Dinkins also argues that the Commonwealth’s culpability is compounded by the nine-year delay between the crime and the time that the Commonwealth brought the indictments against Dinkins and Joyner. We disagree. The Commonwealth’s negligence lies in its destruction of a gun that it already had matched to an unsolved homicide, not in the unintended delay in successfully completing its investigation.

Dinkins was identified at trial by Joyner and an eyewitness as the shooter in a third incident occurring in November, 1989, involving the same .25 caliber handgun. His involvement in this shooting was contested at trial.

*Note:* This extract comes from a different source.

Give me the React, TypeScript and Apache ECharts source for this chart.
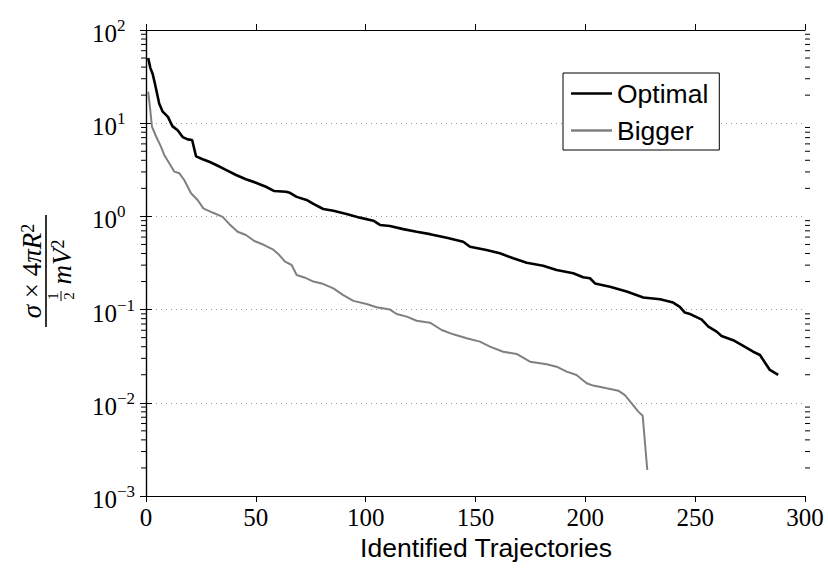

Contrast Commonwealth v. Olszewski, 401 Mass. 749 (1988), S.C., 416 Mass. 707 (1993), cert, denied, 513 U.S. 835 (1994), and Commonwealth v. Sasville, 35 Mass. App. Ct. 15 (1993), where critical physical evidence that, if tested, could have exonerated the defendants was lost before tests were performed. In Olszewski, supra at 757, we required suppression of testimony about and photographs of the untested evidence, but directed the trial judge to determine the admissibility of other already tested (but lost) evidence on remand. In Sasville, supra at 22-27, the Appeals Court dismissed a rape indictment where the complainant alleged that she became pregnant as a result of the rape, but the Commonwealth destroyed the resultant highly material fetal tissue without having conducted or permitted the defendant to conduct any blood testing of it.

The rule with regard to the permissibility of inferences drawn from circumstantial evidence •— “reasonable and possible” — applies as equally to a judge evaluating the sufficiency of the evidence as it does to a jury making fact determinations.